Ces militants représentent une minorité de la population, mais ils bénéficient d’une grande couverture médiatique. La célèbre conclusion du Manifeste du Parti communiste, co-écrit par Marx et Engels, « Prolétaires de tous les pays, unissez-vous » est devenue « Marginaux de toutes les revendications, unissez-vous ». Avec leur indignation sélective, dans un esprit grégaire, ils s’associent à toutes les causes de revendications.
Le concours de l’Eurovision, annulation de la chanson
Ce puritanisme inversé contrôle la culture, le cinéma et la chanson. Le concours Eurovision de la chanson de la semaine dernière a démontré sa domination. Tout d’abord, les prestations ont été plus des spectacles extravagants que des chansons. Le vainqueur suisse a chanté en jupe et s’est vanté d’avoir cassé les codes ; c’était mon but, a-t-il dit. Il n’a pas gagné grâce au public, qui a voté à distance ; ce sont les membres du jury professionnel, ceux de la cause, qui l’ont élu. Les téléspectateurs, qui n’ont eu à transgresser aucun code, ont voté massivement pour la chanteuse israélienne Eden Golan sous les huées d’une foule en colère. La jeune chanteuse ne s’est pas laissé démonter, mais elle a dû être protégée par les services secrets de son pays.
N’étant plus la star qu’elle était, l’activiste climatique Greta Thunberg a dû se recycler et, fidèle à son esprit grégaire, s’est ralliée à la « cause palestinienne ». Docteur honoris causa de l’Université de Mons, Thunberg, d’une intolérance indigne d’un tel titre, a déclaré que la participation d’Israël à l’Eurovision était « scandaleuse et inexcusable ». Vêtue d’un keffieh et coutumière des excès, elle a osé dire qu’Israël était en train de perpétrer un génocide, reprenant les termes de la propagande du Hamas. L’Université de Mons va-t-elle réagir ?
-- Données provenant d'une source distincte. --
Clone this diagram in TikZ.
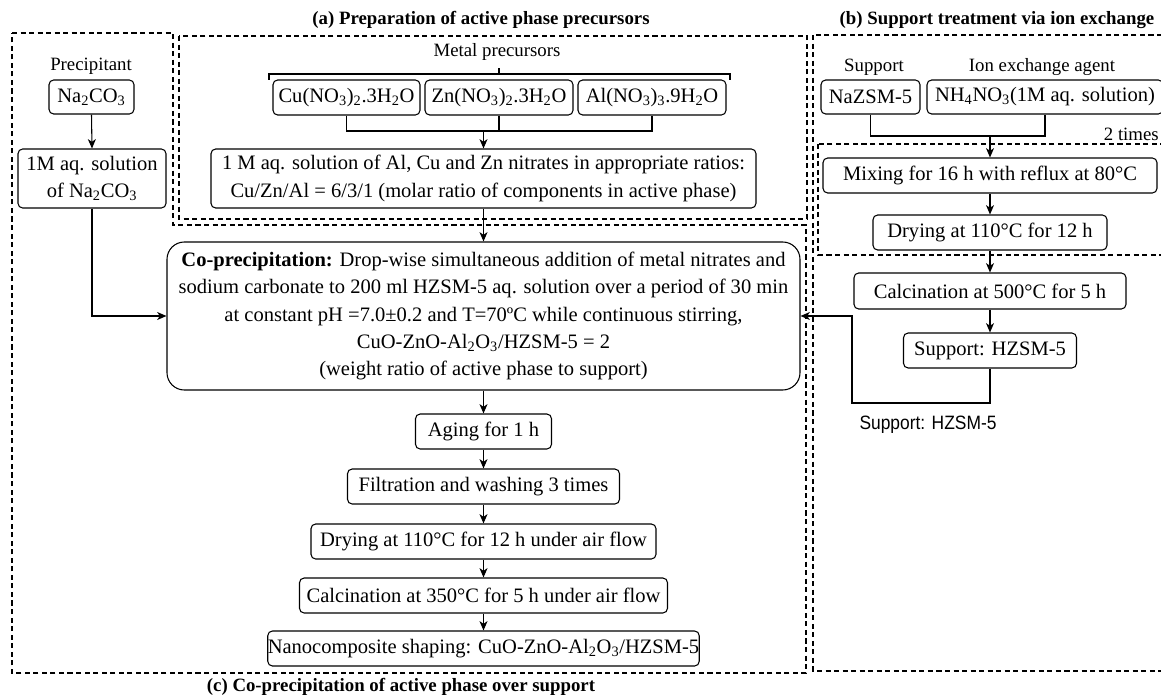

L’annulation du libre examen
Puisque nous parlons d’universités, l’attitude des autorités de l’Université Libre de Bruxelles est inexcusable. Un bâtiment est occupé par une minorité qui attaque frontalement Israël et les Juifs. Si le service de sécurité de l’ULB n’était pas intervenu, un étudiant juif aurait été violemment frappé. Dans une université dont le fondement est la liberté, il est devenu impossible de dialoguer et d’argumenter. Ce groupe — qui n’est pas composé uniquement d’étudiants — exige que l’ULB mette fin à toute coopération avec les universités israéliennes. La culture de l’annulation a annulé le libre examen.
Entendre sur le campus de mon université le slogan « Du fleuve à la mer », le cri qui nie l’existence d’Israël et proclame l’antisémitisme sans honte, démontre une fois de plus que la culture de l’annulation domine à présent cette université. Même si la rectrice maintient l’invitation à l’un des intellectuels de gauche les plus connus d’Israël, Elie Barnavi, malgré les protestations des minorités arabo-musulmanes, cela ne suffit pas. Elle doit déloger les militants qui empêchent les cours d’avoir lieu et les sanctionner pour antisémitisme et pour avoir bafoué par leur attitude le libre examen.
J’ai moi-même été victime de la culture de l’annulation dans cette université. Après 18 ans d’enseignement de la politique énergétique et de la géopolitique, des étudiants du cercle du libre examen (vous avez bien lu) ont monté une cabale contre moi parce que j’avais osé citer sur RTL la page 774 du rapport 2001 du GIEC, qui dit explicitement qu’il n’est pas possible de prédire le climat à long terme. J’enseignais à titre gracieux, ayant atteint l’âge de la retraite légale, et ma mission venait d’être prolongée par le Conseil d’Administration trois mois plus tôt. Je n’attends rien d’elle, car elle aussi est dans la culture de l’annulation.
Les élections du 9 juin prochain permettront, je l’espère, de recadrer le wokisme.